Creativity flows through Mississippian veins just as water flows through the bayous. Museum on Main Street has returned to the state with the exhibition Water/Ways and Lynn Meadows Discovery Center is again collaborating with youth on multiple water inspired projects for the Stories: YES program. LMDC first worked with with MoMS in 2016 when students documented sports heroes.

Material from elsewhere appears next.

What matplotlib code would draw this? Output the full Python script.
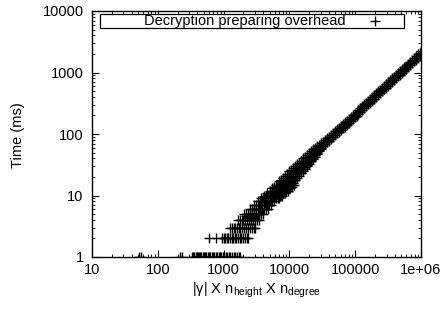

People of the Mississippi Gulf Coast have an ancient cultural connection with water. A group of homeschool students dubbed the "Mythmakers," part of LMDC's WINGS Performing Arts Program, explored oral traditions of local indigenous people and adapted stories into a live performance. Student Carly Richards documented this young group of performers as they learned how to express and convey themselves creatively. Watch their story within a story here:
Mythmakers: Performance Inspired by Water

Down the coastline in nearby Pass Christian, high school students Joseph C. Jones, Taylor Tinsley and returning Stories: YES participant Noelle Cooper, interviewed Coastal residents and entrepreneurs about their relationship to water and what makes the area special.
Mississippi Gulf Coast Waterways

This year's participants are too young to personally relate to events like 2005's Hurricane Katrina, whose effects are still apparent everywhere on the Coast today. But talented local youth have long been supported by LMDC to engage with these topics. Only 17 at the time, singer Aubrey Hays composed "Song of the Sea" after the Deepwater Horizon oil spill in 2010 to encourage locals to help save aquatic life. Aubrey continues to write and perform music and was a finalist in NPR's Tiny Desk competition earlier this year.